Stories of Hope: Turner Moore

Turner prior to his second surgery

Like any parent, Kelly Moore and her husband grew concerned when they noticed a malformation of their son Turner’s skull just a couple of months after his birth. Diligently, they monitored his progress and eventually received a diagnosis: craniosynostosis. Read on as Kelly shares the story of her son’s journey with this condition in her own words.

When Turner was eight weeks old we began to notice that his “soft spot” was getting smaller and his head shape was becoming longer instead of rounding out. He was sent for an x-ray to check for signs of craniosynostosis. The results showed no fusions. For the next three weeks we measured his head every day and it had progressively gotten worse. At that time, his pediatrician sent him for a CT scan. The results: sagittal synostosis, meaning the suture that runs from front to back [of his skull] had fused prematurely causing restricted growth and other dangers. 

He had his first open CVR (cranial vault reconstruction) on April 26, 2018, at six months old.
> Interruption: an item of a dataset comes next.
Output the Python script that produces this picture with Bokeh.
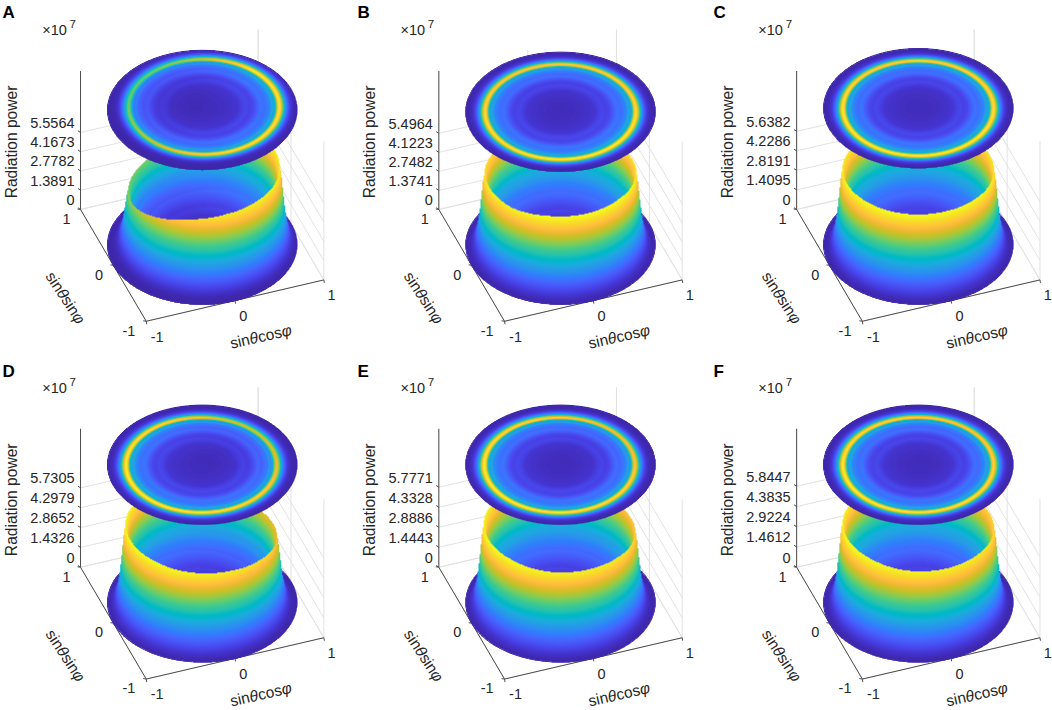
"""
Radiation power surfaces for six cases, projected from 3D onto each panel.
"""
import numpy as np
from bokeh.core.properties import value
from bokeh.embed import file_html
from bokeh.layouts import column, row
from bokeh.models import LinearColorMapper, Range1d
from bokeh.plotting import figure
from bokeh.resources import INLINE

LETTERS = ["A", "B", "C", "D", "E", "F"]

# z tick labels, in units of 1e7
TICKS_A = ["0", "1.3891", "2.7782", "4.1673", "5.5564"]
TICKS_B = ["0", "1.3741", "2.7482", "4.1223", "5.4964"]
TICKS_C = ["0", "1.4095", "2.8191", "4.2286", "5.6382"]
TICKS_D = ["0", "1.4326", "2.8652", "4.2979", "5.7305"]
TICKS_E = ["0", "1.4443", "2.8886", "4.3328", "5.7771"]
TICKS_F = ["0", "1.4612", "2.9224", "4.3835", "5.8447"]
Z_TICKS = [TICKS_A, TICKS_B, TICKS_C, TICKS_D, TICKS_E, TICKS_F]
XY_TICKS = [-1, 0, 1]

# height of the flat map above the floor, in units of 1e7
DISC_LEVEL = [9.73, 9.60, 9.86, 9.95, 9.95, 9.95]

# radial shape of the power, relative to the peak, read along one azimuth
PROFILE_R = [0, .12, .22, .30, .36, .41, .45, .48, .52, .56, .60, .64, .67, .70, .72, .74,
             .76, .78, .80, .82, .84, .86, .88, .90, .92, .95, 1.0, 1.15]
PROFILE_P = [.03, .03, .04, .05, .06, .10, .12, .10, .12, .18, .25, .22, .27, .31, .43, .36,
             .55, .90, 1.0, .82, .58, .36, .22, .12, .06, .02, .005, 0]

# rim height against azimuth, relative to the peak
RIM_PHI = [0, 30, 60, 90, 120, 150, 180, 210, 240, 270, 300, 330]
RIM_A = [.97, 1.0, .85, .70, .65, .65, .70, .80, .90, .95, .97, .96]
RIM_B = [.92, .92, .90, .90, .90, .93, .97, .97, 1.0, 1.0, 1.0, .97]
RIM_C = [.94, .93, .92, .92, .93, .96, .99, 1.0, 1.0, 1.0, .99, .96]
RIM_D = [.80, .78, .82, .90, .95, .98, 1.0, 1.0, .98, .96, .92, .85]
RIM_E = [.86, .85, .88, .92, .94, .98, 1.0, 1.0, .98, .97, .95, .90]
RIM_F = [.90, .88, .90, .92, .94, .97, 1.0, 1.0, .98, .97, .96, .93]
RIMS = [RIM_A, RIM_B, RIM_C, RIM_D, RIM_E, RIM_F]

# where the rings are centred in each case
RING_X = [.037, 0, 0, -.01, -.01, 0]
RING_Y = [.045, 0, 0, 0, 0, 0]

PARULA = [
    (0.2422, 0.1504, 0.6603), (0.2504, 0.1650, 0.7076), (0.2578, 0.1818, 0.7511), (0.2647, 0.1978, 0.7952),
    (0.2706, 0.2147, 0.8364), (0.2751, 0.2342, 0.8710), (0.2783, 0.2559, 0.8991), (0.2803, 0.2782, 0.9221),
    (0.2813, 0.3006, 0.9414), (0.2810, 0.3228, 0.9579), (0.2795, 0.3447, 0.9717), (0.2760, 0.3667, 0.9829),
    (0.2699, 0.3892, 0.9906), (0.2602, 0.4123, 0.9952), (0.2440, 0.4358, 0.9988), (0.2206, 0.4603, 0.9973),
    (0.1963, 0.4847, 0.9892), (0.1834, 0.5074, 0.9798), (0.1786, 0.5289, 0.9682), (0.1764, 0.5499, 0.9520),
    (0.1687, 0.5703, 0.9359), (0.1540, 0.5902, 0.9218), (0.1460, 0.6091, 0.9079), (0.1380, 0.6276, 0.8973),
    (0.1248, 0.6459, 0.8883), (0.1113, 0.6635, 0.8763), (0.0952, 0.6798, 0.8598), (0.0689, 0.6948, 0.8394),
    (0.0297, 0.7082, 0.8163), (0.0036, 0.7203, 0.7917), (0.0067, 0.7312, 0.7660), (0.0433, 0.7411, 0.7394),
    (0.0964, 0.7500, 0.7120), (0.1408, 0.7584, 0.6842), (0.1717, 0.7670, 0.6554), (0.1938, 0.7758, 0.6251),
    (0.2161, 0.7843, 0.5923), (0.2470, 0.7918, 0.5567), (0.2906, 0.7973, 0.5188), (0.3406, 0.8008, 0.4789),
    (0.3909, 0.8029, 0.4354), (0.4456, 0.8024, 0.3909), (0.5044, 0.7993, 0.3480), (0.5616, 0.7942, 0.3045),
    (0.6174, 0.7876, 0.2612), (0.6720, 0.7793, 0.2227), (0.7242, 0.7698, 0.1910), (0.7738, 0.7598, 0.1646),
    (0.8203, 0.7498, 0.1535), (0.8634, 0.7406, 0.1596), (0.9035, 0.7330, 0.1774), (0.9393, 0.7288, 0.2100),
    (0.9728, 0.7298, 0.2394), (0.9956, 0.7434, 0.2371), (0.9970, 0.7659, 0.2199), (0.9952, 0.7893, 0.2028),
    (0.9892, 0.8136, 0.1885), (0.9786, 0.8386, 0.1766), (0.9676, 0.8639, 0.1643), (0.9610, 0.8890, 0.1537),
    (0.9597, 0.9135, 0.1423), (0.9628, 0.9373, 0.1265), (0.9691, 0.9606, 0.1064), (0.9769, 0.9839, 0.0805),
]

# finer steps of the same colour table, so the walls do not show bands
_t = np.linspace(0, 63, 256)
PALETTE = ["#%02x%02x%02x" % tuple(int(round(np.interp(t, range(64), [c[k] for c in PARULA]) * 255)) for k in range(3))
           for t in _t]

# view and page geometry
AZ = np.radians(20.3)
EL = np.radians(39.0)
SCALE = 94.7     # px per unit of x and y
ZPX = 13.85      # px per 1e7 of power
Z_TOP = 10.0
FIG_W = [350, 350, 352]
FIG_H = 355
CENTER_X = [201.7, 210.0, 217.8]
CENTER_Y = [244.2, 247.0]
LETTER_X = [2, 7, 13]
LETTER_Y = [12, 16]
TEXT_DY = -3     # svg text sits a little low against the reference
RES = 3          # image samples per page px

FONT = value("Liberation Sans")
INK = "#262626"
GRID = "#e2e2e2"


def project(x, y, z, cx, cy):
    """Orthographic view, returns page px inside the panel."""
    sx = cx + SCALE * (x * np.cos(AZ) - y * np.sin(AZ))
    sy = cy - SCALE * np.sin(EL) * (x * np.sin(AZ) + y * np.cos(AZ)) - ZPX * z
    return sx, sy


def depth(x, y, z):
    zn = z * ZPX / (SCALE * np.cos(EL))
    return x * np.sin(AZ) * np.cos(EL) - y * np.cos(AZ) * np.cos(EL) + zn * np.sin(EL)


def power_grid(i, r_nodes, phi_nodes):
    rr, pp = np.meshgrid(r_nodes, phi_nodes, indexing="ij")
    x = rr * np.cos(pp)
    y = rr * np.sin(pp)
    peak = float(Z_TICKS[i][-1])
    radial = np.interp(np.hypot(x - RING_X[i], y - RING_Y[i]), PROFILE_R, PROFILE_P)
    rim = np.interp(np.degrees(pp) % 360, RIM_PHI, RIMS[i], period=360)
    return x, y, peak * radial * rim


def surface_image(i, cx, cy):
    """Paint surface then flat map, back to front, into one array of power values."""
    x0 = cx - 98
    w = 196
    y0 = cy - ZPX * Z_TOP - 66
    h = cy + 64 - y0
    arr = np.full((int(h * RES), int(w * RES)), np.nan, dtype=np.float32)

    phi = np.radians(np.linspace(0, 360, 2400))
    r = np.concatenate([np.linspace(0, .55, 400), np.linspace(.55, .94, 3000), np.linspace(.94, 1, 120)])
    x, y, p = power_grid(i, r, phi)
    sx, sy = project(x, y, p, cx, cy)
    order = np.argsort(depth(x, y, p).ravel())
    ix = ((sx.ravel()[order] - x0) * RES).astype(int)
    iy = ((sy.ravel()[order] - y0) * RES).astype(int)
    arr[np.clip(iy, 0, arr.shape[0] - 1), np.clip(ix, 0, arr.shape[1] - 1)] = p.ravel()[order]

    r = np.linspace(0, 1, 800)
    x, y, p = power_grid(i, r, phi)
    sx, sy = project(x, y, np.full_like(p, DISC_LEVEL[i]), cx, cy)
    ix = ((sx.ravel() - x0) * RES).astype(int)
    iy = ((sy.ravel() - y0) * RES).astype(int)
    arr[np.clip(iy, 0, arr.shape[0] - 1), np.clip(ix, 0, arr.shape[1] - 1)] = p.ravel()
    return arr, x0, y0, w, h


def add_math_label(p, cx, cy, angle, pieces, size=15.5):
    """One axis label from plain and italic parts, centred on cx, cy."""
    total = sum(w for _, w, _ in pieces) * size
    px = cx - np.cos(angle) * total / 2
    py = cy + np.sin(angle) * total / 2
    for text, width, style in pieces:
        p.text([px], [py], text=[text], angle=angle, text_font=FONT, text_font_size=f"{size}px",
               text_font_style=style, text_color=INK, text_align="left", text_baseline="middle")
        px += np.cos(angle) * width * size
        py -= np.sin(angle) * width * size


def panel(i):
    col = i % 3
    rw = i // 3
    cx = CENTER_X[col]
    cy = CENTER_Y[rw]
    labels = Z_TICKS[i]
    ticks = [float(t) for t in labels]
    peak = ticks[-1]

    p = figure(width=FIG_W[col], height=FIG_H, x_range=Range1d(0, FIG_W[col]), y_range=Range1d(FIG_H, 0),
               x_axis_type=None, y_axis_type=None, toolbar_location=None, output_backend="svg",
               min_border=0, outline_line_color=None, background_fill_color="white")
    p.grid.visible = False

    # walls and floor of the box
    seg = []
    for z in ticks:
        seg.append(((-1, 1, z), (1, 1, z)))
        seg.append(((1, 1, z), (1, -1, z)))
    for t in XY_TICKS:
        seg.append(((t, 1, 0), (t, 1, Z_TOP)))
        seg.append(((1, t, 0), (1, t, Z_TOP)))
        seg.append(((t, 1, 0), (t, -1, 0)))
        seg.append(((-1, t, 0), (1, t, 0)))
    xs, ys = [], []
    for a, b in seg:
        ax, ay = project(*a, cx, cy)
        bx, by = project(*b, cx, cy)
        xs.append([ax, bx])
        ys.append([ay, by])
    p.multi_line(xs, ys, line_color=GRID, line_width=1)

    # the three dark axes with their ticks
    xs, ys = [], []
    for a, b in [((-1, 1, 0), (-1, 1, Z_TOP)), ((-1, 1, 0), (-1, -1, 0)), ((-1, -1, 0), (1, -1, 0))]:
        ax, ay = project(*a, cx, cy)
        bx, by = project(*b, cx, cy)
        xs.append([ax, bx])
        ys.append([ay, by])
    for z in ticks:
        ax, ay = project(-1, 1, z, cx, cy)
        xs.append([ax, ax - 2.6])
        ys.append([ay, ay - 1.8])
    for t in XY_TICKS:
        ax, ay = project(t, -1, 0, cx, cy)
        xs.append([ax, ax + 0.5])
        ys.append([ay, ay + 3])
        ax, ay = project(-1, t, 0, cx, cy)
        xs.append([ax, ax - 3])
        ys.append([ay, ay - 0.5])
    p.multi_line(xs, ys, line_color="#4d4d4d", line_width=1)

    # soft edges for the discs, floor one goes under the image
    phi = np.radians(np.arange(0, 361, 2))
    fx, fy = project(np.cos(phi), np.sin(phi), 0, cx, cy)
    p.line(fx, fy, line_color=PALETTE[0], line_width=1)

    # surface and flat map share one colour scale
    mapper = LinearColorMapper(palette=PALETTE, low=0, high=peak, nan_color="#00000000")
    arr, x0, y0, w, h = surface_image(i, cx, cy)
    p.image(image=[arr], x=x0, y=y0, dw=w, dh=h, color_mapper=mapper)

    fx, fy = project(np.cos(phi), np.sin(phi), DISC_LEVEL[i], cx, cy)
    p.line(fx, fy, line_color=PALETTE[0], line_width=1)

    # tick labels
    px, py = project(-1, 1, np.array(ticks), cx, cy)
    p.text((px - 6).tolist(), (py - 6.6 + TEXT_DY).tolist(), text=labels, text_font=FONT, text_font_size="14.5px",
           text_color=INK, text_align="right", text_baseline="middle")

    tick_text = [str(t) for t in XY_TICKS]
    px, py = project(np.array(XY_TICKS), -1, 0, cx, cy)
    p.text((px + np.array([11, 8.3, 7.7])).tolist(), (py + 18.4 + TEXT_DY).tolist(), text=tick_text, text_font=FONT,
           text_font_size="14.5px", text_color=INK, text_align="center", text_baseline="middle")
    px, py = project(-1, np.array(XY_TICKS), 0, cx, cy)
    p.text((px + np.array([-17.3, -14.3, -14])).tolist(), (py + 12.3 + TEXT_DY).tolist(), text=tick_text, text_font=FONT,
           text_font_size="14.5px", text_color=INK, text_align="center", text_baseline="middle")

    # axis titles
    ox, oy = project(-1, 1, 0, cx, cy)
    p.text([ox - 69.3], [oy - 67.5], text=["Radiation power"], angle=np.pi / 2, text_font=FONT,
           text_font_size="15.6px", text_color=INK, text_align="center", text_baseline="middle")
    add_math_label(p, ox + 180, oy + 130 + TEXT_DY, 0.225,
                   [("sin", 1.278, "normal"), ("θ", .556, "italic"), ("cos", 1.556, "normal"), ("φ", .62, "italic")])
    add_math_label(p, ox - 15, oy + 91 + TEXT_DY, -0.99,
                   [("sin", 1.278, "normal"), ("θ", .556, "italic"), ("sin", 1.278, "normal"), ("φ", .62, "italic")])

    # exponent and panel letter
    p.text([ox - 38.3], [oy - 176 + TEXT_DY], text=["×10"], text_font=FONT, text_font_size="14.5px", text_color=INK,
           text_align="left", text_baseline="middle")
    p.text([ox - 11], [oy - 182 + TEXT_DY], text=["7"], text_font=FONT, text_font_size="11.5px", text_color=INK,
           text_align="left", text_baseline="middle")
    p.text([LETTER_X[col]], [LETTER_Y[rw]], text=[LETTERS[i]], text_font=FONT, text_font_size="17px",
           text_font_style="bold", text_color="black", text_align="left", text_baseline="alphabetic")
    return p


figs = [panel(i) for i in range(6)]
layout = column(row(*figs[:3], spacing=0), row(*figs[3:], spacing=0), spacing=0)

open("out.html", "w").write(file_html(layout, INLINE))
Aside from unknowingly having the chicken pox during/after surgery, he recovered great and his head rounded out well until roughly four months post-op.

Dad at the bedside during a hospital stay

We started noticing a hard “bump” forming on top of his head where his soft spot should have been along with shape regression. We were told for months that everything was normal but I didn’t feel it was. I didn’t feel like my baby was ok. At that time, we began searching for second, third, fourth, and even fifth opinions by emailing or calling anyone who would take the time to listen.

In December 2018, in a moment of desperation to find answers, I googled “craniofacial surgeons in the southeast” and Dr. Thurston at Erlanger Cleft and Craniofacial Center popped up. I reached out to the clinic director, Katlin, and knew immediately we had finally found our doctor. Dr. Thurston and Katlin spent countless hours over the next year helping us…from CT scans, eye exams, follow-ups, phone calls to emails.

Progress of Turner’s head throughout treatment

Another surgery was recommended once it was determined that the hard “bump” was a vertex bulge, which are often associated with ICP (intracranial pressure). At that time, Turner’s CT and eye exams were not showing any signs of any pressure.

On December 4, 2019, Turner had his second open skull surgery at two years old. It was confirmed by Dr. Thurston after surgery that he had in fact been suffering from ICP. In hindsight, prior to surgery he was fussier than the average two year old – clingy, clumsy and uncoordinated – but it wasn’t consistent enough to raise any red flags.

If it wasn’t for the dedication of Dr. Thurston and the Erlanger Cleft and Craniofacial Center, we would have never known our little boy was suffering.

The Erlanger Cleft and Craniofacial Center specializes in the evaluation and treatment of patients with craniofacial (head and face) disorders. Our center covers a wide range of services, including surgeries, for children born with craniofacial birth defects, or a condition that develops through injury or disease.

Turner 18 months after his second surgery

Our staff knows that dealing with facial or cranial disorders can be overwhelming for both you and your child and know that understanding these complex procedures can be difficult. Our multi-disciplinary team of pediatric specialists, along with careful planning and coordination with your child’s pediatrician, will allow us to provide comprehensive treatment plans that will greatly improve your child’s quality of life and appearance.